» REQUIREMENT:
Reproduce exactly the lines below, from the first one through the line containing "import plotly.graph_objects as go", and omit any pictures.
"""
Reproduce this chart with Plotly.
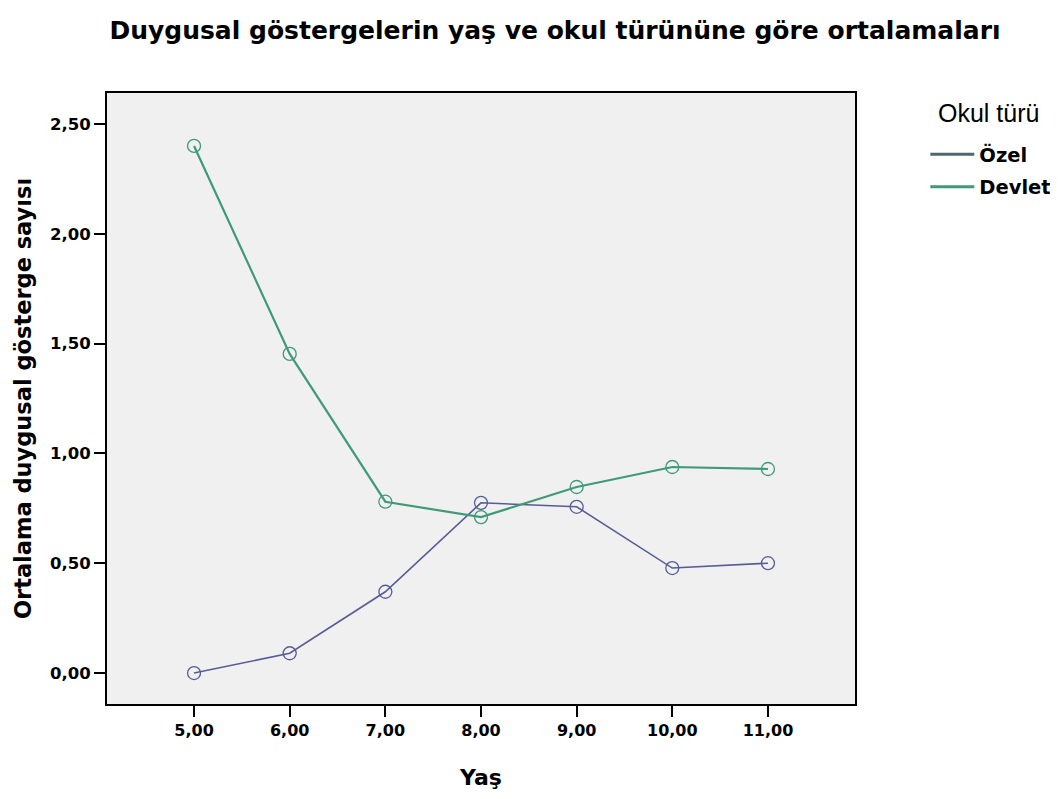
import plotly.graph_objects as go

ages = [5, 6, 7, 8, 9, 10, 11]
x_tick_labels = ["5,00", "6,00", "7,00", "8,00", "9,00", "10,00", "11,00"]
ozel = [0.00, 0.09, 0.37, 0.775, 0.757, 0.478, 0.50]
devlet = [2.40, 1.453, 0.78, 0.71, 0.847, 0.938, 0.929]
y_tick_vals = [0, 0.5, 1.0, 1.5, 2.0, 2.5]
y_tick_labels = ["0,00", "0,50", "1,00", "1,50", "2,00", "2,50"]
legend_title = "Okul türü"

c_ozel = "#575c96"
c_devlet = "#3f9a78"
BOLD = "DejaVu Sans"
REG = "Liberation Sans, Arial, sans-serif"

fig = go.Figure()
fig.add_trace(go.Scatter(x=ages, y=ozel, mode="lines+markers", showlegend=False,
                         line=dict(color=c_ozel, width=1.6),
                         marker=dict(symbol="circle-open", size=13, color=c_ozel, line=dict(width=1.3))))
fig.add_trace(go.Scatter(x=ages, y=devlet, mode="lines+markers", showlegend=False,
                         line=dict(color=c_devlet, width=2.2),
                         marker=dict(symbol="circle-open", size=13, color=c_devlet, line=dict(width=1.3))))
# legend-only entries (lines only)
fig.add_trace(go.Scatter(x=[None], y=[None], mode="lines", name="<b>Özel</b>", legendgroup="a",
                         line=dict(color="#4f6870", width=3)))
fig.add_trace(go.Scatter(x=[None], y=[None], mode="lines", name="<b>Devlet</b>", legendgroup="b",
                         line=dict(color=c_devlet, width=3)))

fig.update_layout(
    width=1058, height=799,
    margin=dict(l=99, r=211, t=85, b=103, autoexpand=False),
    paper_bgcolor="white", plot_bgcolor="#f0f0f0",
    font=dict(family=BOLD, color="black"),
    title=dict(text="<b>Duygusal göstergelerin yaş ve okul türününe göre ortalamaları</b>",
               x=0.517, xanchor="center", xref="container", y=0.9725, yanchor="middle",
               font=dict(size=25, family=BOLD, color="black")),
    showlegend=True,
    legend=dict(x=1.094, xanchor="left", y=0.931, yanchor="top", itemwidth=44,
                traceorder="grouped", tracegroupgap=4,
                font=dict(size=19.5, family=BOLD), bgcolor="rgba(0,0,0,0)"),
    annotations=[dict(text=legend_title, xref="paper", yref="paper", x=1.178, y=0.967,
                      xanchor="center", yanchor="middle", showarrow=False,
                      font=dict(size=25, family=REG, color="black"))],
)
fig.update_xaxes(range=[4.09, 11.91], tickvals=ages, ticktext=["<b>%s</b>" % t for t in x_tick_labels],
                 ticks="outside", ticklen=11, tickwidth=2, tickcolor="black",
                 showline=True, linecolor="black", linewidth=2, mirror=True,
                 showgrid=False, zeroline=False,
                 tickfont=dict(size=16, family=BOLD),
                 title=dict(text="<b>Yaş</b>", font=dict(size=22, family=BOLD), standoff=30))
fig.update_yaxes(range=[-0.141, 2.641], tickvals=y_tick_vals, ticktext=["<b>%s</b>" % t for t in y_tick_labels],
                 ticks="outside", ticklen=11, tickwidth=2, tickcolor="black",
                 showline=True, linecolor="black", linewidth=2, mirror=True,
                 showgrid=False, zeroline=False,
                 tickfont=dict(size=16.5, family=BOLD),
                 title=dict(text="<b>Ortalama duygusal gösterge sayısı</b>", font=dict(size=22.5, family=BOLD), standoff=12))

fig.write_html("out.html")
"""
» SOLUTION:
Reproduce this chart with Plotly.
import plotly.graph_objects as go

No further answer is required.